Longe de obscurecer a única Redenção, o título Corredentora ilumina-a mais fortemente: a obra de Cristo é tão perfeita que incorpora, desnecessariamente mas com amor, a livre cooperação de uma criatura.
Tudo em Maria é de Cristo e leva a Cristo. Sua palavra em Caná —"Faça o que Ele lhe disser" (Jo 2:5)— é a luz hermenêutica de Sua missão.
Por isso, o uso do título é fecundo teologicamente e exprime precisamente uma verdade ensinada pela Igreja; uma verdade que não pode ser ofuscada ou relegada em nome da pastoral, mas, ao contrário, deve alimentar e sustentar toda ação evangelizadora, porque onde Maria é acolhida e anunciada, Cristo é mais plenamente reconhecido e amado.
Conclusão
A Igreja, ou melhor, Card. Fernández pode qualificar sua linguagem sem modificar a doutrina; mas a história mostra que, quando a pastoral condiciona a forma de expressão da fé, acaba também por moldar seu entendimento. Se, por prudência incompreendida, silencia-se o que é verdadeiro, a verdade perde a força iluminadora.

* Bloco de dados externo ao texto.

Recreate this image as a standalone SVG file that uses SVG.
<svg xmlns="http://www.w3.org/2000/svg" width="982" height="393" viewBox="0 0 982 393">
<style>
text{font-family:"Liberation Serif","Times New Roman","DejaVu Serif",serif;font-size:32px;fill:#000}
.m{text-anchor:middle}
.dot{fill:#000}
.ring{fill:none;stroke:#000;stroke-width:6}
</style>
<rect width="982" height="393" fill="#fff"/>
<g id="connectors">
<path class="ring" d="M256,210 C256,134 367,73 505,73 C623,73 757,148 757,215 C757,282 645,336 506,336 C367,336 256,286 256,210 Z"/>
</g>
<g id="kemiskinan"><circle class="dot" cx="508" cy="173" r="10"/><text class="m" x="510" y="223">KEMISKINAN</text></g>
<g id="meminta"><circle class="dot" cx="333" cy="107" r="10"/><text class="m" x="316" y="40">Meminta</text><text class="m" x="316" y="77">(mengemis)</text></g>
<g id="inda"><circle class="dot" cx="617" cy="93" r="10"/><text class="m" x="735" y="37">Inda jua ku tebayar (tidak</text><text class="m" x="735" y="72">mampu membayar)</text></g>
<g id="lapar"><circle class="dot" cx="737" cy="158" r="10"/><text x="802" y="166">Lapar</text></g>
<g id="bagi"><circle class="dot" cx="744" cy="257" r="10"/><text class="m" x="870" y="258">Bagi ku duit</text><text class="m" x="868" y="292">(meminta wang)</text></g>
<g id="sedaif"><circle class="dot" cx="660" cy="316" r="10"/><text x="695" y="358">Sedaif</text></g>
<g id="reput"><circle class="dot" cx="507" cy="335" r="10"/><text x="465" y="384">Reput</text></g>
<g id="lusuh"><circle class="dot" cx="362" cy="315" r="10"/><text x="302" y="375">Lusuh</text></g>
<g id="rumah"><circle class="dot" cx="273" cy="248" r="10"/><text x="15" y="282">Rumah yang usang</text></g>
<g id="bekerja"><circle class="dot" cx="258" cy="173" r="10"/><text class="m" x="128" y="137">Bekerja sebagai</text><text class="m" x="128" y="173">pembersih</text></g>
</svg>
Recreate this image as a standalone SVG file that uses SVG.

Guardar o título mariano de Corredentora —ensinado corretamente e em plena subordinação a Cristo— não é um exagero ou uma concessão devocional, mas um ato de fidelidade ao mistério tal como foi contemplado e proclamado pela Igreja. Defender este nome é defender a integridade do plano salvífico: onde brilha a missão de Maria, mais claramente se revela a glória do único Salvador.
Mãe Corredentora e Medianeira de todas as graças!
ROGAI POR NÓS!
Cooperastes no mistério da nossa salvação
oh Mãe do Salvador,
e fostes para nós, uma ponte para Deus.